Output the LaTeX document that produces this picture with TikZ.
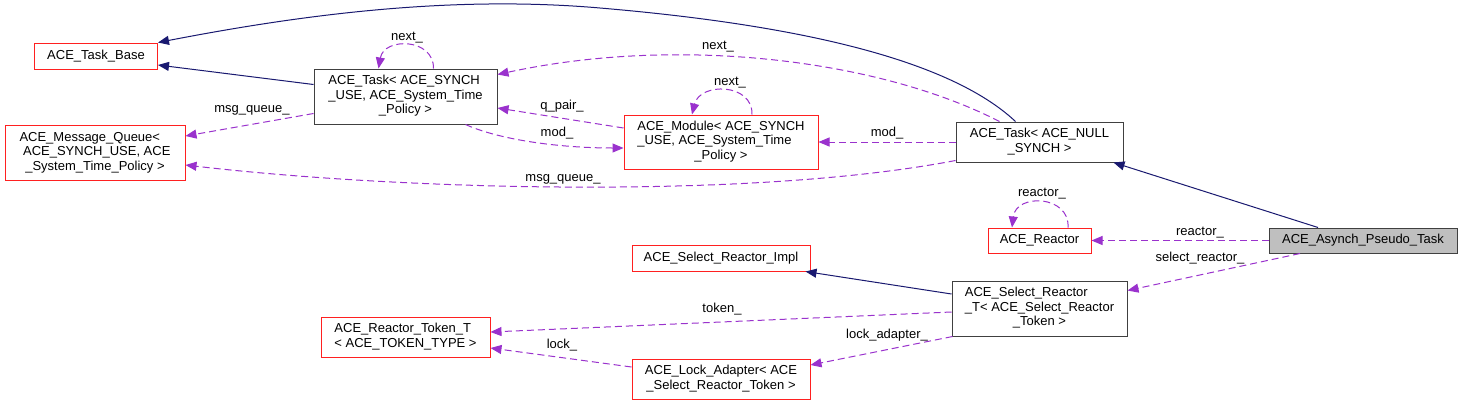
\documentclass[tikz,border=0pt]{standalone}
\usepackage{fontspec}
\setmainfont{Liberation Sans}
\usetikzlibrary{arrows.meta,calc}
\definecolor{navyc}{HTML}{191970}
\definecolor{purc}{HTML}{9A32CD}
\definecolor{redc}{HTML}{FF2020}
\definecolor{blkc}{HTML}{404040}
\definecolor{grayf}{HTML}{BFBFBF}
\newcommand\dlab[2]{\begin{tabular}{@{}l@{}}#1\\\multicolumn{1}{@{}c@{}}{#2}\end{tabular}}
\begin{document}
\begin{tikzpicture}[x=1pt,y=-1pt,font=\fontsize{13}{14.5}\selectfont,
  cls/.style={draw,line width=1pt,inner sep=0pt,anchor=center},
  rbox/.style={cls,draw=redc},
  bbox/.style={cls,draw=blkc},
  inh/.style={draw=navyc,line width=1pt,-{Triangle[length=11pt,width=9pt]}},
  use/.style={draw=purc,line width=1pt,dash pattern=on 7pt off 4pt,-{Triangle[length=11pt,width=9pt]}},
  lbl/.style={inner sep=0pt,anchor=center}]
\useasboundingbox[fill=white] (0,0) rectangle (1464,405);

% nodes
\node[rbox,minimum width=123pt,minimum height=26pt] (tb) at (96,56) {ACE\_Task\_Base};
\node[rbox,minimum width=180pt,minimum height=55pt] (mq) at (95,153) {\dlab{ACE\_Message\_Queue<\\\ ACE\_SYNCH\_USE, ACE}{\_System\_Time\_Policy >}};
\node[bbox,minimum width=183pt,minimum height=55pt] (ts) at (405.5,96.5) {\dlab{ACE\_Task< ACE\_SYNCH\\\_USE, ACE\_System\_Time}{\_Policy >}};
\node[rbox,minimum width=194pt,minimum height=54pt] (mod) at (721,142) {\dlab{ACE\_Module< ACE\_SYNCH\\\_USE, ACE\_System\_Time}{\_Policy >}};
\node[bbox,minimum width=167pt,minimum height=40pt] (tn) at (1039.5,142) {\dlab{ACE\_Task< ACE\_NULL}{\_SYNCH >}};
\node[rbox,minimum width=103pt,minimum height=25pt] (re) at (1039.5,240.5) {ACE\_Reactor};
\node[bbox,fill=grayf,minimum width=188pt,minimum height=25pt] (ap) at (1363,240.5) {ACE\_Asynch\_Pseudo\_Task};
\node[rbox,minimum width=178pt,minimum height=26pt] (sri) at (721,258) {ACE\_Select\_Reactor\_Impl};
\node[bbox,minimum width=175pt,minimum height=55pt] (srt) at (1039.5,308.5) {\dlab{ACE\_Select\_Reactor\\\_T< ACE\_Select\_Reactor}{\_Token >}};
\node[rbox,minimum width=169pt,minimum height=40pt] (rtt) at (405.5,337) {\dlab{ACE\_Reactor\_Token\_T}{< ACE\_TOKEN\_TYPE >}};
\node[rbox,minimum width=178pt,minimum height=40pt] (la) at (721,379) {\dlab{ACE\_Lock\_Adapter< ACE}{\_Select\_Reactor\_Token >}};

% inheritance
\draw[inh] ($(tn.north)+(-24,0)$) .. controls (950,60) and (800,25) .. (600,8) .. controls (450,-5) and (300,15) .. (tb.north east);
\draw[inh] ($(ts.west)+(0,-12)$) -- ($(tb.east)+(0,9)$);
\draw[inh] ($(ap.north)+(-45,0)$) -- ($(tn.south east)+(-10,0)$);
\draw[inh] ($(srt.west)+(0,-14.5)$) -- ($(sri.south east)+(-5,0)$);

% usage
\draw[use] ($(ts.north)+(28,0)$) .. controls (434,38) and (384,37) .. ($(ts.north)+(-27,0)$);
\node[lbl] (l1) at (407,38) {next\_};
\draw[use] ($(ts.west)+(0,17)$) -- ($(mq.east)+(0,-17)$);
\node[lbl] (l2) at (252,110) {msg\_queue\_};
\draw[use] ($(tn.south west)+(0,-2)$) .. controls (750,200) and (400,190) .. ($(mq.east)+(0,12)$);
\node[lbl] (l3) at (563,179) {msg\_queue\_};
\draw[use] ($(tn.north)+(-40,0)$) .. controls (880,60) and (680,35) .. ($(ts.north east)+(0,6)$);
\node[lbl] (l4) at (718,47) {next\_};
\draw[use] ($(mod.west)+(0,-14)$) -- ($(ts.east)+(0,11.5)$);
\node[lbl] (l5) at (562,106) {q\_pair\_};
\draw[use] ($(ts.south)+(60,0)$) .. controls (500,140) and (560,148) .. ($(mod.west)+(0,6)$);
\node[lbl] (l6) at (557,133) {mod\_};
\draw[use] ($(mod.north)+(31,0)$) .. controls (753,83) and (700,82) .. ($(mod.north)+(-29,0)$);
\node[lbl] (l7) at (730,83) {next\_};
\draw[use] (tn.west) -- (mod.east);
\node[lbl] (l8) at (887,133) {mod\_};
\draw[use] ($(re.north)+(28.5,0)$) .. controls (1070,195) and (1016,193) .. ($(re.north)+(-27.5,0)$);
\node[lbl] (l9) at (1042,194) {reactor\_};
\draw[use] (ap.west) -- (re.east);
\node[lbl] (l10) at (1200,233) {reactor\_};
\draw[use] ($(ap.south)+(-63,0)$) -- ($(srt.east)+(0,-18)$);
\node[lbl] (l11) at (1200,258) {select\_reactor\_};
\draw[use] ($(srt.west)+(0,3.5)$) -- ($(rtt.east)+(0,-5)$);
\node[lbl] (l12) at (722,309) {token\_};
\draw[use] ($(srt.south west)+(1,0)$) -- ($(la.east)+(0,-14)$);
\node[lbl] (l13) at (887,335) {lock\_adapter\_};
\draw[use] ($(la.west)+(0,-12)$) -- ($(rtt.east)+(0,11)$);
\node[lbl] (l14) at (562,345) {lock\_};
\end{tikzpicture}
\end{document}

## SET PROBLEM
Reproduce all of the material exactly, apart from the pictures.

## EXPECTED ANSWER
Output the LaTeX document that produces this picture with TikZ.
\documentclass[tikz,border=0pt]{standalone}
\usepackage{fontspec}
\setmainfont{Liberation Sans}
\usetikzlibrary{arrows.meta,calc}
\definecolor{navyc}{HTML}{191970}
\definecolor{purc}{HTML}{9A32CD}
\definecolor{redc}{HTML}{FF2020}
\definecolor{blkc}{HTML}{404040}
\definecolor{grayf}{HTML}{BFBFBF}
\newcommand\dlab[2]{\begin{tabular}{@{}l@{}}#1\\\multicolumn{1}{@{}c@{}}{#2}\end{tabular}}
\begin{document}
\begin{tikzpicture}[x=1pt,y=-1pt,font=\fontsize{13}{14.5}\selectfont,
  cls/.style={draw,line width=1pt,inner sep=0pt,anchor=center},
  rbox/.style={cls,draw=redc},
  bbox/.style={cls,draw=blkc},
  inh/.style={draw=navyc,line width=1pt,-{Triangle[length=11pt,width=9pt]}},
  use/.style={draw=purc,line width=1pt,dash pattern=on 7pt off 4pt,-{Triangle[length=11pt,width=9pt]}},
  lbl/.style={inner sep=0pt,anchor=center}]
\useasboundingbox[fill=white] (0,0) rectangle (1464,405);

% nodes
\node[rbox,minimum width=123pt,minimum height=26pt] (tb) at (96,56) {ACE\_Task\_Base};
\node[rbox,minimum width=180pt,minimum height=55pt] (mq) at (95,153) {\dlab{ACE\_Message\_Queue<\\\ ACE\_SYNCH\_USE, ACE}{\_System\_Time\_Policy >}};
\node[bbox,minimum width=183pt,minimum height=55pt] (ts) at (405.5,96.5) {\dlab{ACE\_Task< ACE\_SYNCH\\\_USE, ACE\_System\_Time}{\_Policy >}};
\node[rbox,minimum width=194pt,minimum height=54pt] (mod) at (721,142) {\dlab{ACE\_Module< ACE\_SYNCH\\\_USE, ACE\_System\_Time}{\_Policy >}};
\node[bbox,minimum width=167pt,minimum height=40pt] (tn) at (1039.5,142) {\dlab{ACE\_Task< ACE\_NULL}{\_SYNCH >}};
\node[rbox,minimum width=103pt,minimum height=25pt] (re) at (1039.5,240.5) {ACE\_Reactor};
\node[bbox,fill=grayf,minimum width=188pt,minimum height=25pt] (ap) at (1363,240.5) {ACE\_Asynch\_Pseudo\_Task};
\node[rbox,minimum width=178pt,minimum height=26pt] (sri) at (721,258) {ACE\_Select\_Reactor\_Impl};
\node[bbox,minimum width=175pt,minimum height=55pt] (srt) at (1039.5,308.5) {\dlab{ACE\_Select\_Reactor\\\_T< ACE\_Select\_Reactor}{\_Token >}};
\node[rbox,minimum width=169pt,minimum height=40pt] (rtt) at (405.5,337) {\dlab{ACE\_Reactor\_Token\_T}{< ACE\_TOKEN\_TYPE >}};
\node[rbox,minimum width=178pt,minimum height=40pt] (la) at (721,379) {\dlab{ACE\_Lock\_Adapter< ACE}{\_Select\_Reactor\_Token >}};

% inheritance
\draw[inh] ($(tn.north)+(-24,0)$) .. controls (950,60) and (800,25) .. (600,8) .. controls (450,-5) and (300,15) .. (tb.north east);
\draw[inh] ($(ts.west)+(0,-12)$) -- ($(tb.east)+(0,9)$);
\draw[inh] ($(ap.north)+(-45,0)$) -- ($(tn.south east)+(-10,0)$);
\draw[inh] ($(srt.west)+(0,-14.5)$) -- ($(sri.south east)+(-5,0)$);

% usage
\draw[use] ($(ts.north)+(28,0)$) .. controls (434,38) and (384,37) .. ($(ts.north)+(-27,0)$);
\node[lbl] (l1) at (407,38) {next\_};
\draw[use] ($(ts.west)+(0,17)$) -- ($(mq.east)+(0,-17)$);
\node[lbl] (l2) at (252,110) {msg\_queue\_};
\draw[use] ($(tn.south west)+(0,-2)$) .. controls (750,200) and (400,190) .. ($(mq.east)+(0,12)$);
\node[lbl] (l3) at (563,179) {msg\_queue\_};
\draw[use] ($(tn.north)+(-40,0)$) .. controls (880,60) and (680,35) .. ($(ts.north east)+(0,6)$);
\node[lbl] (l4) at (718,47) {next\_};
\draw[use] ($(mod.west)+(0,-14)$) -- ($(ts.east)+(0,11.5)$);
\node[lbl] (l5) at (562,106) {q\_pair\_};
\draw[use] ($(ts.south)+(60,0)$) .. controls (500,140) and (560,148) .. ($(mod.west)+(0,6)$);
\node[lbl] (l6) at (557,133) {mod\_};
\draw[use] ($(mod.north)+(31,0)$) .. controls (753,83) and (700,82) .. ($(mod.north)+(-29,0)$);
\node[lbl] (l7) at (730,83) {next\_};
\draw[use] (tn.west) -- (mod.east);
\node[lbl] (l8) at (887,133) {mod\_};
\draw[use] ($(re.north)+(28.5,0)$) .. controls (1070,195) and (1016,193) .. ($(re.north)+(-27.5,0)$);
\node[lbl] (l9) at (1042,194) {reactor\_};
\draw[use] (ap.west) -- (re.east);
\node[lbl] (l10) at (1200,233) {reactor\_};
\draw[use] ($(ap.south)+(-63,0)$) -- ($(srt.east)+(0,-18)$);
\node[lbl] (l11) at (1200,258) {select\_reactor\_};
\draw[use] ($(srt.west)+(0,3.5)$) -- ($(rtt.east)+(0,-5)$);
\node[lbl] (l12) at (722,309) {token\_};
\draw[use] ($(srt.south west)+(1,0)$) -- ($(la.east)+(0,-14)$);
\node[lbl] (l13) at (887,335) {lock\_adapter\_};
\draw[use] ($(la.west)+(0,-12)$) -- ($(rtt.east)+(0,11)$);
\node[lbl] (l14) at (562,345) {lock\_};
\end{tikzpicture}
\end{document}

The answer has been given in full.